If you still need reassurance that the alert is nothing to worry about we can go through the process of checking ourselves to make sure everything is healthy.

How does Oracle EM Agent determine Memory Utilization on a Linux Host?

The answer to this question is found in the following Oracle Support doc:

https://support.oracle.com/rs?type=doc&id=730104.1

To summarise, OEM will calculate the memory capacity by comparing MemTotal and MemFree in /proc/meminfo

[oracle@prd-soa1 ~]$ grep Mem /proc/meminfo

MemTotal: 68042432 kB

MemFree: 4403660 kB

(4403660 / 68042432) * 100 = Free Memory Percentage. (Currently about 6%)

JBoss ON probably uses a similar method for calculating the memory utilization.

How does Linux Manage Memory Utilization?

Using the free command we can see the Linux memory state (pass the -m flag for megabytes, default is kilobytes).
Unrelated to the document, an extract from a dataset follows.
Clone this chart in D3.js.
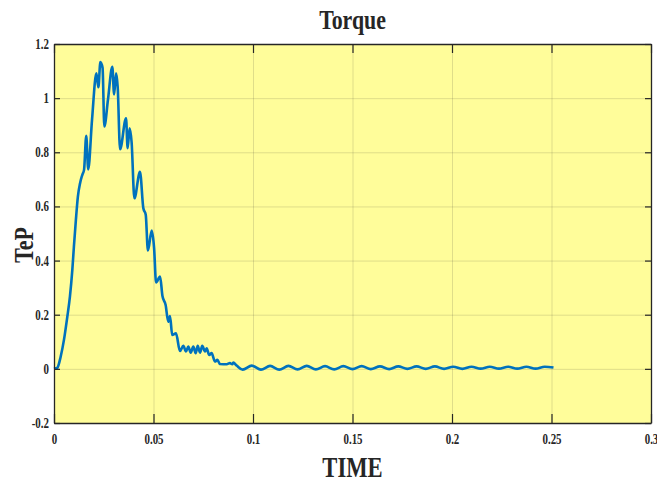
<!DOCTYPE html>
<html>
<head>
<meta charset="utf-8">
<script src="https://cdn.jsdelivr.net/npm/d3@7"></script>
<style>
  body { margin: 0; background: #fff; }
  text { font-family: "Liberation Serif", "Times New Roman", serif; font-weight: bold; fill: #262626; }
</style>
</head>
<body>
<script>
//---------------------------------- data ----------------------------------
const time = [0, 0.001, 0.00168, 0.00335, 0.005, 0.0067, 0.008, 0.0092, 0.01, 0.011, 0.012, 0.0131, 0.0142, 0.0151,
  0.0162, 0.0172, 0.0191, 0.0213, 0.0223, 0.0233, 0.0244, 0.0253, 0.0271, 0.0293, 0.0302, 0.0312, 0.032,
  0.0332, 0.0362, 0.037, 0.038, 0.039, 0.0404, 0.0432, 0.0449, 0.0461, 0.0472, 0.0491, 0.0503, 0.0513,
  0.0533, 0.0545, 0.0561, 0.0574, 0.0583, 0.0594, 0.0613, 0.0633, 0.065, 0.0663, 0.0675, 0.0687, 0.07,
  0.0712, 0.0722, 0.0734, 0.0745, 0.0759, 0.0767, 0.078, 0.0792, 0.0809, 0.0821, 0.0834, 0.0868, 0.0884,
  0.0896, 0.0901, 0.0918,
  0.0948, 0.0994, 0.1040, 0.1086, 0.1132, 0.1178, 0.1224, 0.1270, 0.1316, 0.1362, 0.1408, 0.1454,
  0.1500, 0.1546, 0.1592, 0.1638, 0.1684, 0.1730, 0.1776, 0.1822, 0.1868, 0.1914, 0.1960, 0.2006,
  0.2052, 0.2098, 0.2144, 0.2190, 0.2236, 0.2282, 0.2328, 0.2374, 0.2420, 0.2466, 0.2510];

const torque = [0, 0.002, 0.004, 0.045, 0.107, 0.193, 0.267, 0.365, 0.451, 0.55, 0.636, 0.686, 0.716, 0.735,
  0.861, 0.737, 0.919, 1.092, 1.040, 1.133, 1.112, 0.895, 0.993, 1.116, 1.014, 1.092, 1.042,
  0.811, 0.926, 0.815, 0.889, 0.837, 0.630, 0.728, 0.593, 0.569, 0.437, 0.511, 0.446, 0.319,
  0.341, 0.269, 0.236, 0.174, 0.195, 0.125, 0.131, 0.066, 0.085, 0.064, 0.082, 0.060, 0.082,
  0.058, 0.085, 0.060, 0.085, 0.064, 0.076, 0.051, 0.058, 0.027, 0.033, 0.018, 0.017, 0.021,
  0.017, 0.023, 0.012,
  -0.003, 0.012, -0.003, 0.011, -0.003, 0.011, -0.002, 0.011, -0.002, 0.010, -0.002, 0.010,
  -0.001, 0.010, -0.001, 0.009, -0.001, 0.009, 0, 0.009, 0, 0.009, 0, 0.008,
  0, 0.008, 0.001, 0.008, 0.001, 0.008, 0.001, 0.008, 0.001, 0.008, 0.005];

const xTicks = [0, 0.05, 0.1, 0.15, 0.2, 0.25, 0.3];
const xTickLabels = ["0", "0.05", "0.1", "0.15", "0.2", "0.25", "0.3"];
const yTicks = [-0.2, 0, 0.2, 0.4, 0.6, 0.8, 1, 1.2];
const yTickLabels = ["-0.2", "0", "0.2", "0.4", "0.6", "0.8", "1", "1.2"];

//---------------------------------- layout ----------------------------------
const width = 657, height = 484;
const plotLeft = 54, plotRight = 651, plotTop = 44, plotBottom = 423;
const squeeze = 0.78;   // the type in the figure is narrow

const xScale = d3.scaleLinear().domain([0, 0.3]).range([plotLeft, plotRight]);
const yScale = d3.scaleLinear().domain([-0.2, 1.2]).range([plotBottom, plotTop]);

const svg = d3.select("body").append("svg")
  .attr("width", width)
  .attr("height", height);

// plot background
svg.append("rect")
  .attr("x", plotLeft).attr("y", plotTop)
  .attr("width", plotRight - plotLeft).attr("height", plotBottom - plotTop)
  .attr("fill", "#fffd9a");

//---------------------------------- grid ----------------------------------
svg.append("g")
  .attr("transform", `translate(0,${plotBottom})`)
  .call(d3.axisBottom(xScale).tickValues(xTicks).tickSize(-(plotBottom - plotTop)).tickFormat(""))
  .call(g => g.select(".domain").remove())
  .selectAll("line").attr("stroke", "#262626").attr("stroke-opacity", 0.15);

svg.append("g")
  .attr("transform", `translate(${plotLeft},0)`)
  .call(d3.axisLeft(yScale).tickValues(yTicks).tickSize(-(plotRight - plotLeft)).tickFormat(""))
  .call(g => g.select(".domain").remove())
  .selectAll("line").attr("stroke", "#262626").attr("stroke-opacity", 0.15);

//---------------------------------- line ----------------------------------
const line = d3.line()
  .x((d, i) => xScale(time[i]))
  .y(d => yScale(d))
  .curve(d3.curveMonotoneX);

svg.append("path")
  .datum(torque)
  .attr("d", line)
  .attr("fill", "none")
  .attr("stroke", "#0072bd")
  .attr("stroke-width", 2.6)
  .attr("stroke-linejoin", "round");

//---------------------------------- axes ----------------------------------
const axisStyle = g => {
  g.select(".domain").attr("stroke", "#262626").attr("stroke-width", 1.3);
  g.selectAll(".tick line").attr("stroke", "#262626").attr("stroke-width", 1.2);
};

const xAxis = svg.append("g")
  .attr("transform", `translate(0,${plotBottom})`)
  .call(d3.axisBottom(xScale).tickValues(xTicks).tickSizeOuter(0).tickSizeInner(-9).tickPadding(11)
    .tickFormat((d, i) => xTickLabels[i]))
  .call(axisStyle);
xAxis.selectAll("text")
  .attr("font-size", 14).attr("font-family", null)
  .attr("transform", `scale(${squeeze},1)`);

svg.append("g")
  .attr("transform", `translate(0,${plotTop})`)
  .call(d3.axisTop(xScale).tickValues(xTicks).tickSizeOuter(0).tickSizeInner(-9).tickFormat(""))
  .call(axisStyle);

const yAxis = svg.append("g")
  .attr("transform", `translate(${plotLeft},0)`)
  .call(d3.axisLeft(yScale).tickValues(yTicks).tickSizeOuter(0).tickSizeInner(-6).tickPadding(5)
    .tickFormat((d, i) => yTickLabels[i]))
  .call(axisStyle);
yAxis.selectAll("text")
  .attr("font-size", 14).attr("font-family", null)
  .attr("x", -5 / squeeze)
  .attr("transform", `scale(${squeeze},1)`);

svg.append("g")
  .attr("transform", `translate(${plotRight},0)`)
  .call(d3.axisRight(yScale).tickValues(yTicks).tickSizeOuter(0).tickSizeInner(-6).tickFormat(""))
  .call(axisStyle);

//---------------------------------- labels ----------------------------------
svg.append("g")
  .attr("transform", `translate(${(plotLeft + plotRight) / 2},29) scale(${squeeze},1)`)
  .append("text")
  .attr("text-anchor", "middle")
  .attr("font-size", 28)
  .attr("fill", "#000")
  .text("Torque");

svg.append("g")
  .attr("transform", `translate(${(plotLeft + plotRight) / 2},477) scale(${squeeze},1)`)
  .append("text")
  .attr("text-anchor", "middle")
  .attr("font-size", 29)
  .text("TIME");

svg.append("g")
  .attr("transform", `translate(33,245) rotate(-90) scale(${squeeze},1)`)
  .append("text")
  .attr("text-anchor", "middle")
  .attr("font-size", 28)
  .text("TeP");
</script>
</body>
</html>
[oracle@prd-soa1 prd-ofm-domain]$ free -m

total used free shared buffers cached

Mem: 66447 62159 4288 0 572 25056

-/+ buffers/cache: 36530 29917

Swap: 1023 0 1023

The second row of output, preceded by “-/+ buffers/cache” represents the true state of the Linux memory when the RAM level caching isn’t counted. In this example we can see that the actual available memory is 30GB, despite the first row showing that only 4GB of the 64GB is free.

We can also see our swap used is 0. This is a good sign of a healthy system. Linux will utilise the swap space when it cannot fit objects into the RAM.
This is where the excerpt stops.